SHORT PROBLEM: Retype, word for word, the lines between the ones holding "Recreate this image" and "from matplotlib.patches import Rectangle", inclusive; pictures stay out of the copy.

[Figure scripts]
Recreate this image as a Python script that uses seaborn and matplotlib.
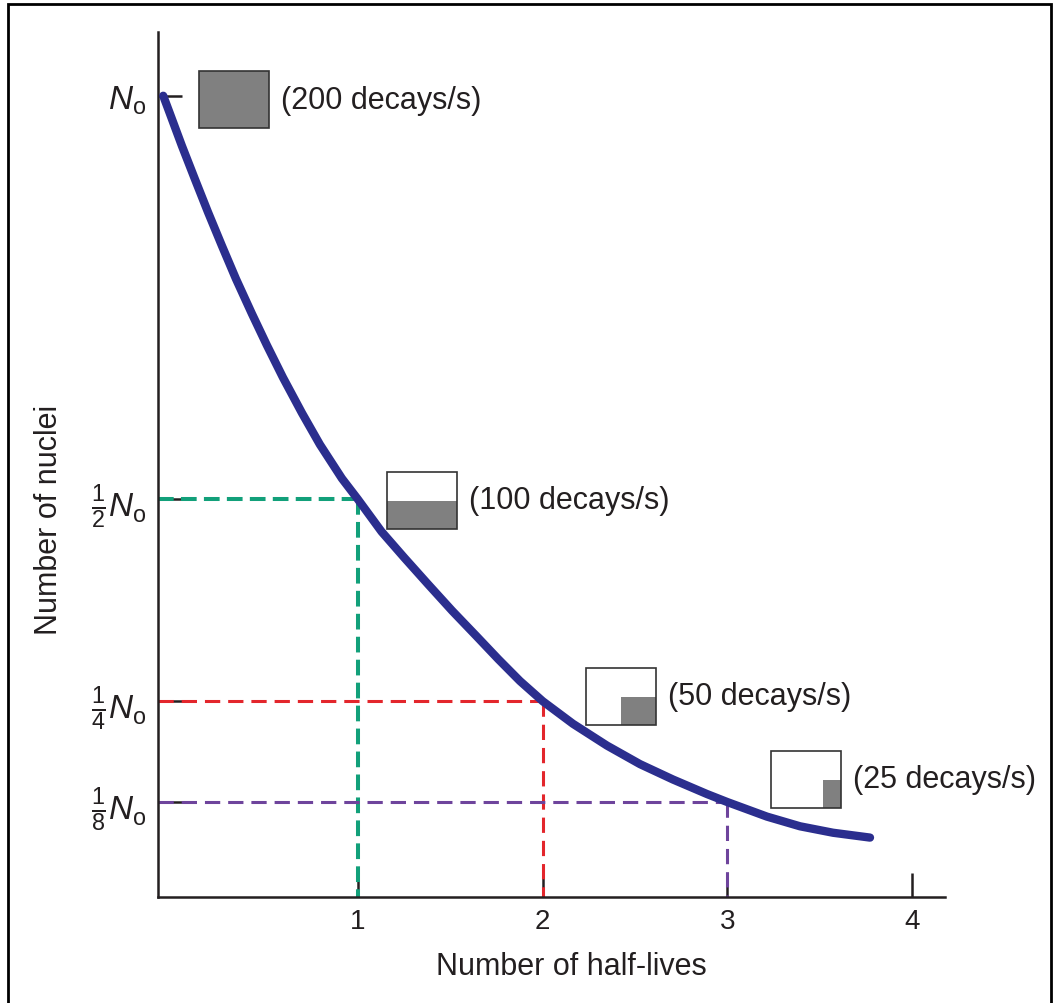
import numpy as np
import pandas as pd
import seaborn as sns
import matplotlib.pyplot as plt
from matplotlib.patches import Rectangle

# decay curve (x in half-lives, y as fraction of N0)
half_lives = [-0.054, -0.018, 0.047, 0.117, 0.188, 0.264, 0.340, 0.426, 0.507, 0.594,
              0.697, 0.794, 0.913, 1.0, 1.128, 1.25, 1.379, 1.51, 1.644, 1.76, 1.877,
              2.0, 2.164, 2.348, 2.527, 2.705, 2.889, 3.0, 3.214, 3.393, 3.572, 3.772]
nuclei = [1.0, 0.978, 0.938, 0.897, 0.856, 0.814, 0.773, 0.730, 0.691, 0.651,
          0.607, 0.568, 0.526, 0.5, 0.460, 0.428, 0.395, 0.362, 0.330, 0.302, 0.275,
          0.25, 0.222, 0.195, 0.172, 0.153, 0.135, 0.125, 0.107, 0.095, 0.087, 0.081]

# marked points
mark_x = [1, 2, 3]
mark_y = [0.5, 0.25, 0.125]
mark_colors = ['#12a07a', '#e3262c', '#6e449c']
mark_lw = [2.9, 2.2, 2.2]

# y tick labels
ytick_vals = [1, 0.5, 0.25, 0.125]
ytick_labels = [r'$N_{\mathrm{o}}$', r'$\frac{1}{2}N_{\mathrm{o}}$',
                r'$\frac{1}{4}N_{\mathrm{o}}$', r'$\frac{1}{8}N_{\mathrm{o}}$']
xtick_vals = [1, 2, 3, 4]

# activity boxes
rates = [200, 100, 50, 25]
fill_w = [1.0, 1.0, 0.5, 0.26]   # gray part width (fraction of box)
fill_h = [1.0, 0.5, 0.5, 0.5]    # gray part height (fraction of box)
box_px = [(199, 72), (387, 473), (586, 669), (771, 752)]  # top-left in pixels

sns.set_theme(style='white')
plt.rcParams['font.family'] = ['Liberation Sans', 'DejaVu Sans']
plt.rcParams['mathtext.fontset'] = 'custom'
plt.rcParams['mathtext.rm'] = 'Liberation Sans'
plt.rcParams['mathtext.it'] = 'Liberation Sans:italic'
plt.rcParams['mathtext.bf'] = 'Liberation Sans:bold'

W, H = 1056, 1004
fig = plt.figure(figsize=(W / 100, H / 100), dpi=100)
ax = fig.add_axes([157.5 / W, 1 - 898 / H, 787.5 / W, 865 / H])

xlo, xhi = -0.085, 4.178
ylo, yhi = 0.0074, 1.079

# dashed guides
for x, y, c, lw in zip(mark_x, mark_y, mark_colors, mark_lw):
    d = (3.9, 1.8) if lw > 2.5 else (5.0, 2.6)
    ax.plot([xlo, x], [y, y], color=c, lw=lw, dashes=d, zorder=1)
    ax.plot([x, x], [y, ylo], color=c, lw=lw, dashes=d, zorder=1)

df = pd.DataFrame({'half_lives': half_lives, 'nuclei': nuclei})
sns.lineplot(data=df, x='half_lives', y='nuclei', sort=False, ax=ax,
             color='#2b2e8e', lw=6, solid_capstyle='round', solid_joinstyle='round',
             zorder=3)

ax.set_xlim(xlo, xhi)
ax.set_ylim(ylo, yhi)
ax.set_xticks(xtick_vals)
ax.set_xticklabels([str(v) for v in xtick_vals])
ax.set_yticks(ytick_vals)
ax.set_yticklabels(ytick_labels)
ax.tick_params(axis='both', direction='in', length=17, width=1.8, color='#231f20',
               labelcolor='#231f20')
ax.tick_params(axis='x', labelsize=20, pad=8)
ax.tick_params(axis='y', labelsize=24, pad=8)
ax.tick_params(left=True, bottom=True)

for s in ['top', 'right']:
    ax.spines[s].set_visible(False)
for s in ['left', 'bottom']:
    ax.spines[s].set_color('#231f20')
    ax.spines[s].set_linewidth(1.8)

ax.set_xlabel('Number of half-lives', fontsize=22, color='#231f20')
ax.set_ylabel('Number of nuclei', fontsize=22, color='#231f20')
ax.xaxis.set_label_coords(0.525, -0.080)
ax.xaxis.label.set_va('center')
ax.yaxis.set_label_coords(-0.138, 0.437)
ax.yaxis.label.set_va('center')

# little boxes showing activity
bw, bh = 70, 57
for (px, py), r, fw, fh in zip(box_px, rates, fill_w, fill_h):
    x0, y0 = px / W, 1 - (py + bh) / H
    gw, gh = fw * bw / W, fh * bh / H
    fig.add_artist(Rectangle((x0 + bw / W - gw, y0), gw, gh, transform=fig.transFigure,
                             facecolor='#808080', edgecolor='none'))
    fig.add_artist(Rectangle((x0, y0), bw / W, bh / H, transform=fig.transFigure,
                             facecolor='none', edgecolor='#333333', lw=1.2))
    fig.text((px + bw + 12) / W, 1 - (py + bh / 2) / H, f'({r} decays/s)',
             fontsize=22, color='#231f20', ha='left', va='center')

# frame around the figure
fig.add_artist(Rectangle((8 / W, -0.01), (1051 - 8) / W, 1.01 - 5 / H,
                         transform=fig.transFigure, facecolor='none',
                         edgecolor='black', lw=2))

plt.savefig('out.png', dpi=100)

---

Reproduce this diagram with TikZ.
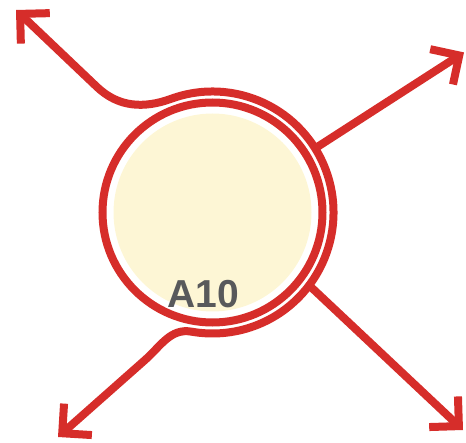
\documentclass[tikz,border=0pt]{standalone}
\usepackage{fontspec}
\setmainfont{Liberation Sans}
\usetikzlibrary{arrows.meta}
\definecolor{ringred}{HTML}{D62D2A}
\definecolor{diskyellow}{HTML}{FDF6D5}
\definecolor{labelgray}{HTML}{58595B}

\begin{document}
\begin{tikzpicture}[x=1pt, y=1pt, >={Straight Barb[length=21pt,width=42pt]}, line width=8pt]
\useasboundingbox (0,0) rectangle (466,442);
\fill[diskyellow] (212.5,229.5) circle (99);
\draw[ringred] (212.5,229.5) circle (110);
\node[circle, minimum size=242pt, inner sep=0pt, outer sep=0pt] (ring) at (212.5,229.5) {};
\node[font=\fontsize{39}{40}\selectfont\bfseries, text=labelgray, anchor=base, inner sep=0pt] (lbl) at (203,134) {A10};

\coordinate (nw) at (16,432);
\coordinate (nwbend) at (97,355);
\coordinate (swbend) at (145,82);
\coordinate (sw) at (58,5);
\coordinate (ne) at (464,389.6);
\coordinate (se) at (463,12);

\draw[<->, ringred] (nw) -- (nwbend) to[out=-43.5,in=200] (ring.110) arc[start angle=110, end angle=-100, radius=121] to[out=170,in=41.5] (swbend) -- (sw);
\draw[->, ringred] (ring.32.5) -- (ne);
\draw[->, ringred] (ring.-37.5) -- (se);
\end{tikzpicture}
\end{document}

EXPECTED ANSWER:
Recreate this image as a Python script that uses seaborn and matplotlib.
import numpy as np
import pandas as pd
import seaborn as sns
import matplotlib.pyplot as plt
from matplotlib.patches import Rectangle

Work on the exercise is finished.